[training examples] reduce complexity by running final validations before export #7959

bghira · 2024-05-16T12:28:47Z

I was thinking about Sayak's suggestion lately that the training examples are too long, and went through looking for redundant/unnecessary code sections that can be reduced or eliminated for readability.

The main thing that stands out is how the validations occur during the trainer unwind stage.

During training, we have access to the unet and other components - we pass is_final_validation=False to the log_validations method, which behaves differently across different training examples. In the ControlNet example, it ends up importing the ControlNet model as a pipeline from the args.output_dir:

def log_validation(vae, unet, controlnet, args, accelerator, weight_dtype, step, is_final_validation=False):
    logger.info("Running validation... ")

    if not is_final_validation:
        controlnet = accelerator.unwrap_model(controlnet)
        pipeline = StableDiffusionXLControlNetPipeline.from_pretrained(
            args.pretrained_model_name_or_path,
            vae=vae,
            unet=unet,
            controlnet=controlnet,
            revision=args.revision,
            variant=args.variant,
            torch_dtype=weight_dtype,
        )
    else:
        controlnet = ControlNetModel.from_pretrained(args.output_dir, torch_dtype=weight_dtype)
        if args.pretrained_vae_model_name_or_path is not None:
            vae = AutoencoderKL.from_pretrained(args.pretrained_vae_model_name_or_path, torch_dtype=weight_dtype)
        else:
            vae = AutoencoderKL.from_pretrained(
                args.pretrained_model_name_or_path, subfolder="vae", torch_dtype=weight_dtype
            )

        pipeline = StableDiffusionXLControlNetPipeline.from_pretrained(
            args.pretrained_model_name_or_path,
            vae=vae,
            controlnet=controlnet,
            revision=args.revision,
            variant=args.variant,
            torch_dtype=weight_dtype,
        )

this seems to only happen because at the end of training, this method is called after everything is unloaded:

    # Create the pipeline using using the trained modules and save it.
    accelerator.wait_for_everyone()
    if accelerator.is_main_process:
        controlnet = unwrap_model(controlnet)
        controlnet.save_pretrained(args.output_dir)
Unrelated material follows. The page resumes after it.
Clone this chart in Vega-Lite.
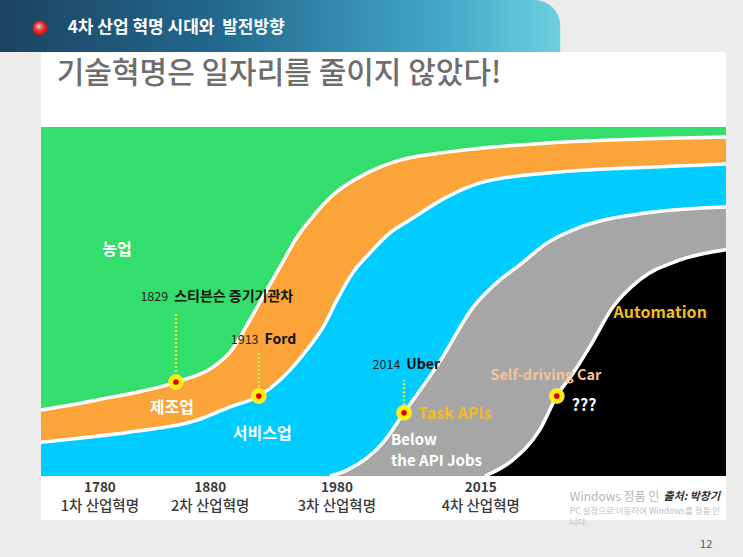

        # Run a final round of validation.
        # Setting `vae`, `unet`, and `controlnet` to None to load automatically from `args.output_dir`.
        image_logs = None
        if args.validation_prompt is not None:
            image_logs = log_validation(
                vae=None,
                unet=None,
                controlnet=None,
                args=args,
                accelerator=accelerator,
                weight_dtype=weight_dtype,
                step=global_step,
                is_final_validation=True,
            )

theoretically it shows us the results of the final export, but in practice it's the same result as if we inference on the loaded weights without reloading them
this particular case has the unet/vae/controlnet model loaded twice, as it would need to del them before loading the new ones
when max_train_steps = 1000 and validation_steps = 100 or some other value that goes evenly into max_train_steps, we run two validations - one just before exiting the training loop, and then this one
unnecessary slowdown on systems that (for no reason I can discern) take a very long time to load pipelines

If we just remove the final inference code, the earlier condition can be updated to run the validation before exiting the loop, which would solve issues 2-4:

From:

                    if args.validation_prompt is not None and global_step % args.validation_steps == 0:
                        image_logs = log_validation(...)

To:

                    if args.validation_prompt is not None and (global_step % args.validation_steps == 0 or global_step >= args.max_train_steps):
                        image_logs = log_validation(...)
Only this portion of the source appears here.